START

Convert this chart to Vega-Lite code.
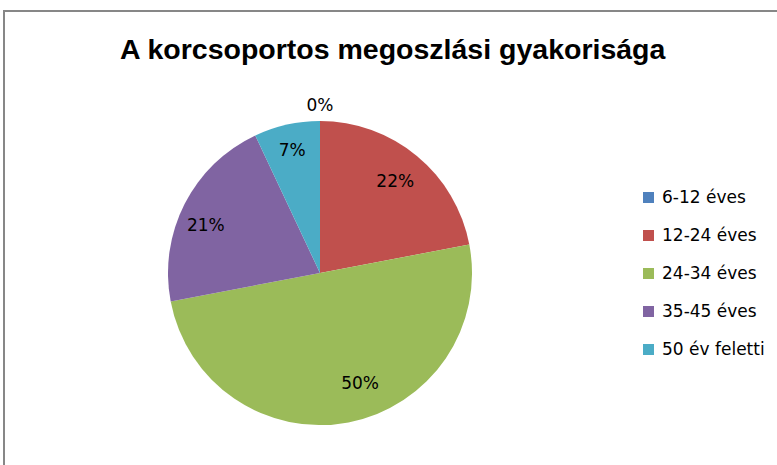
{
  "$schema": "https://vega.github.io/schema/vega-lite/v6.json",
  "width": 780,
  "height": 458,
  "padding": {"left": 4, "top": 11, "right": 0, "bottom": 0},
  "autosize": {"type": "none"},
  "background": "white",
  "view": {"stroke": "#878787", "strokeWidth": 2},
  "title": {
    "text": "A korcsoportos megoszlási gyakorisága",
    "font": "Liberation Sans",
    "fontSize": 28.5,
    "fontWeight": "bold",
    "color": "#000000",
    "anchor": "start",
    "frame": "group",
    "offset": -53,
    "dx": 116
  },
  "data": {
    "values": [
      {"idx": 1, "group": "6-12 éves", "pct": 0, "label": "0%"},
      {"idx": 2, "group": "12-24 éves", "pct": 22, "label": "22%"},
      {"idx": 3, "group": "24-34 éves", "pct": 50, "label": "50%"},
      {"idx": 4, "group": "35-45 éves", "pct": 21, "label": "21%"},
      {"idx": 5, "group": "50 év feletti", "pct": 7, "label": "7%"}
    ]
  },
  "encoding": {
    "theta": {"field": "pct", "type": "quantitative", "stack": true},
    "order": {"field": "idx", "type": "quantitative"}
  },
  "layer": [
    {
      "mark": {"type": "arc", "outerRadius": 152, "xOffset": -74, "yOffset": 33},
      "encoding": {
        "color": {
          "field": "group",
          "type": "nominal",
          "sort": null,
          "scale": {
            "domain": ["6-12 éves", "12-24 éves", "24-34 éves", "35-45 éves", "50 év feletti"],
            "range": ["#4F81BD", "#C0504D", "#9BBB59", "#8064A2", "#4BACC6"]
          },
          "legend": {
            "title": null,
            "orient": "none",
            "legendX": 636,
            "legendY": 178,
            "symbolType": "square",
            "symbolSize": 121,
            "symbolStrokeWidth": 0,
            "labelFont": "DejaVu Sans",
            "labelFontSize": 17,
            "labelColor": "#000000",
            "rowPadding": 20,
            "labelOffset": 5
          }
        }
      }
    },
    {
      "mark": {"type": "text", "radius": 118, "xOffset": -74, "yOffset": 33, "font": "DejaVu Sans", "fontSize": 17, "color": "#000000"},
      "encoding": {"text": {"condition": {"test": "datum.group == '12-24 éves'", "field": "label"}, "value": ""}}
    },
    {
      "mark": {"type": "text", "radius": 118, "xOffset": -74, "yOffset": 33, "dx": 18, "dy": -5, "font": "DejaVu Sans", "fontSize": 17, "color": "#000000"},
      "encoding": {"text": {"condition": {"test": "datum.group == '24-34 éves'", "field": "label"}, "value": ""}}
    },
    {
      "mark": {"type": "text", "radius": 118, "xOffset": -74, "yOffset": 33, "dx": -9, "dy": 7, "font": "DejaVu Sans", "fontSize": 17, "color": "#000000"},
      "encoding": {"text": {"condition": {"test": "datum.group == '35-45 éves'", "field": "label"}, "value": ""}}
    },
    {
      "mark": {"type": "text", "radius": 118, "xOffset": -74, "yOffset": 33, "dx": -2, "dy": -7, "font": "DejaVu Sans", "fontSize": 17, "color": "#000000"},
      "encoding": {"text": {"condition": {"test": "datum.group == '50 év feletti'", "field": "label"}, "value": ""}}
    },
    {
      "mark": {"type": "text", "radius": 167, "xOffset": -74, "yOffset": 33, "font": "DejaVu Sans", "fontSize": 17, "color": "#000000"},
      "encoding": {"text": {"condition": {"test": "datum.group == '6-12 éves'", "field": "label"}, "value": ""}}
    }
  ]
}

END

Set down the material exactly, every line of it, except for the pictures.

Convert this chart to Vega-Lite code.
{
  "$schema": "https://vega.github.io/schema/vega-lite/v6.json",
  "width": 780,
  "height": 458,
  "padding": {"left": 4, "top": 11, "right": 0, "bottom": 0},
  "autosize": {"type": "none"},
  "background": "white",
  "view": {"stroke": "#878787", "strokeWidth": 2},
  "title": {
    "text": "A korcsoportos megoszlási gyakorisága",
    "font": "Liberation Sans",
    "fontSize": 28.5,
    "fontWeight": "bold",
    "color": "#000000",
    "anchor": "start",
    "frame": "group",
    "offset": -53,
    "dx": 116
  },
  "data": {
    "values": [
      {"idx": 1, "group": "6-12 éves", "pct": 0, "label": "0%"},
      {"idx": 2, "group": "12-24 éves", "pct": 22, "label": "22%"},
      {"idx": 3, "group": "24-34 éves", "pct": 50, "label": "50%"},
      {"idx": 4, "group": "35-45 éves", "pct": 21, "label": "21%"},
      {"idx": 5, "group": "50 év feletti", "pct": 7, "label": "7%"}
    ]
  },
  "encoding": {
    "theta": {"field": "pct", "type": "quantitative", "stack": true},
    "order": {"field": "idx", "type": "quantitative"}
  },
  "layer": [
    {
      "mark": {"type": "arc", "outerRadius": 152, "xOffset": -74, "yOffset": 33},
      "encoding": {
        "color": {
          "field": "group",
          "type": "nominal",
          "sort": null,
          "scale": {
            "domain": ["6-12 éves", "12-24 éves", "24-34 éves", "35-45 éves", "50 év feletti"],
            "range": ["#4F81BD", "#C0504D", "#9BBB59", "#8064A2", "#4BACC6"]
          },
          "legend": {
            "title": null,
            "orient": "none",
            "legendX": 636,
            "legendY": 178,
            "symbolType": "square",
            "symbolSize": 121,
            "symbolStrokeWidth": 0,
            "labelFont": "DejaVu Sans",
            "labelFontSize": 17,
            "labelColor": "#000000",
            "rowPadding": 20,
            "labelOffset": 5
          }
        }
      }
    },
    {
      "mark": {"type": "text", "radius": 118, "xOffset": -74, "yOffset": 33, "font": "DejaVu Sans", "fontSize": 17, "color": "#000000"},
      "encoding": {"text": {"condition": {"test": "datum.group == '12-24 éves'", "field": "label"}, "value": ""}}
    },
    {
      "mark": {"type": "text", "radius": 118, "xOffset": -74, "yOffset": 33, "dx": 18, "dy": -5, "font": "DejaVu Sans", "fontSize": 17, "color": "#000000"},
      "encoding": {"text": {"condition": {"test": "datum.group == '24-34 éves'", "field": "label"}, "value": ""}}
    },
    {
      "mark": {"type": "text", "radius": 118, "xOffset": -74, "yOffset": 33, "dx": -9, "dy": 7, "font": "DejaVu Sans", "fontSize": 17, "color": "#000000"},
      "encoding": {"text": {"condition": {"test": "datum.group == '35-45 éves'", "field": "label"}, "value": ""}}
    },
    {
      "mark": {"type": "text", "radius": 118, "xOffset": -74, "yOffset": 33, "dx": -2, "dy": -7, "font": "DejaVu Sans", "fontSize": 17, "color": "#000000"},
      "encoding": {"text": {"condition": {"test": "datum.group == '50 év feletti'", "field": "label"}, "value": ""}}
    },
    {
      "mark": {"type": "text", "radius": 167, "xOffset": -74, "yOffset": 33, "font": "DejaVu Sans", "fontSize": 17, "color": "#000000"},
      "encoding": {"text": {"condition": {"test": "datum.group == '6-12 éves'", "field": "label"}, "value": ""}}
    }
  ]
}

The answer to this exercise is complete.